An advanced screening of  “Black Mass,” followed by a Q&A session with Director-Producer Scott Cooper and other cast members was held at the School of Visual Arts Theatre, presented by the Academy of Motion Picture Arts and Sciences on September 10.

The movie follows the chronological events of James “Whitey” Bulger’s (Johnny Depp) gang as they talk about what went on during the federal investigation of the killings and smuggling of guns and drugs in and out of South Boston—acts that made Bulger one of FBI’s ten most wanted. He was found guilty on charges of murder, federal racketeering, extortion, and conspiracy.

In the 70s, FBI agent John Connolly becomes a catalyst in Whitey’s efforts to bring down the Italian mafia in Boston. Whitey’s brother, William Bulger (Benedict Cumberbatch), becomes a powerful Massachussetts Senator and lends him a helping hand.

Connolly was childhood friends with Whitey and Billy, and as an agent, led them into the takedown of the Italian mob after years of turf wars. He let the FBI take the Italian mob’s leader, leaving Whitey with a clean record and away from future federal trouble.

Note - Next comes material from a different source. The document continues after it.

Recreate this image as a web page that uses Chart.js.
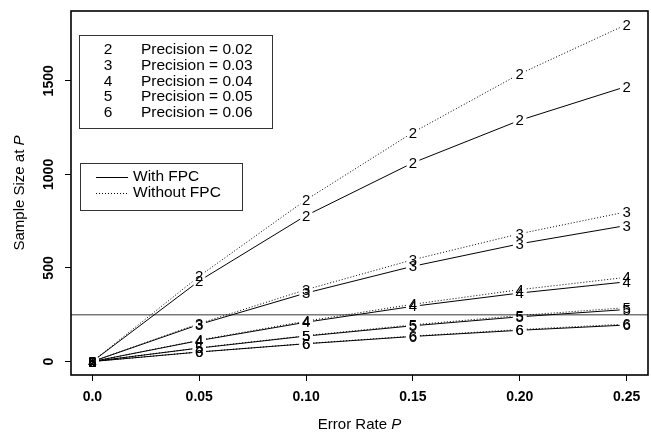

Whitey was known for his winter-white skin and piercing blue eyes, as described by accurate accounts, an appearance that suggests a darker, brooding character, which is the complete opposite of Depp’s usual fun characters such as Captain Jack Sparrow of “Pirates of the Caribbean” and the Mad Hatter.

In the movie’s opening, you think he’s the worst that he can be, but he hasn’t quite snapped yet.

Character development was incredibly strong and creeped up on the faint of heart, like when Depp’s character stopped using firearms and choked his victims to death.

Producers Cooper and John Leshner even tried to contact the real James Bulger, who was caught in 2011 and currently is serving two consecutive life sentences in prison, to get a more in-depth analysis for Depp. Bulger wanted nothing to do with the film.

“I wanted to tell a story about humans who wanted to be criminals,” said Leshner. He wanted to present this in a flinching matter without romanticizing the victims and their unfortunate outcomes. They wanted to produce their version of a true story.

Edgerton sometimes struggled speaking with the people of Boston who claimed to see Bulger in person. He would often have to block out their perceptions of Bulger while preparing for his controversial role as Connolly.

“He [was] really distilled,” said Edgerton on Depp’s performance. “From what I heard Whitey…was a coiled snake.”

Julianne Nicholson believed her role as Connolly’s wife was encouraging to play because of the strong part she had in a masculine film such as “Black Mass.”

She said it was a great opportunity to play with the boys for once and it was “a thrill to get in there.”

As Whitey’s wife in the movie, Dakota Johnson said that Depp was a loving character towards his family until a pivotal moment in the film that coincided with the climax. “His energy blast through me,” said Johnson, who claimed to have never seen Depp without makeup on the set.

“Black Mass” felt far from the typical mafia movie with a predetermined soundtrack. With blood, guns, and watching people suffer at the hands of Whitey Bulger and the Winter Hill gang, it’s more of a horror movie than a dramatization.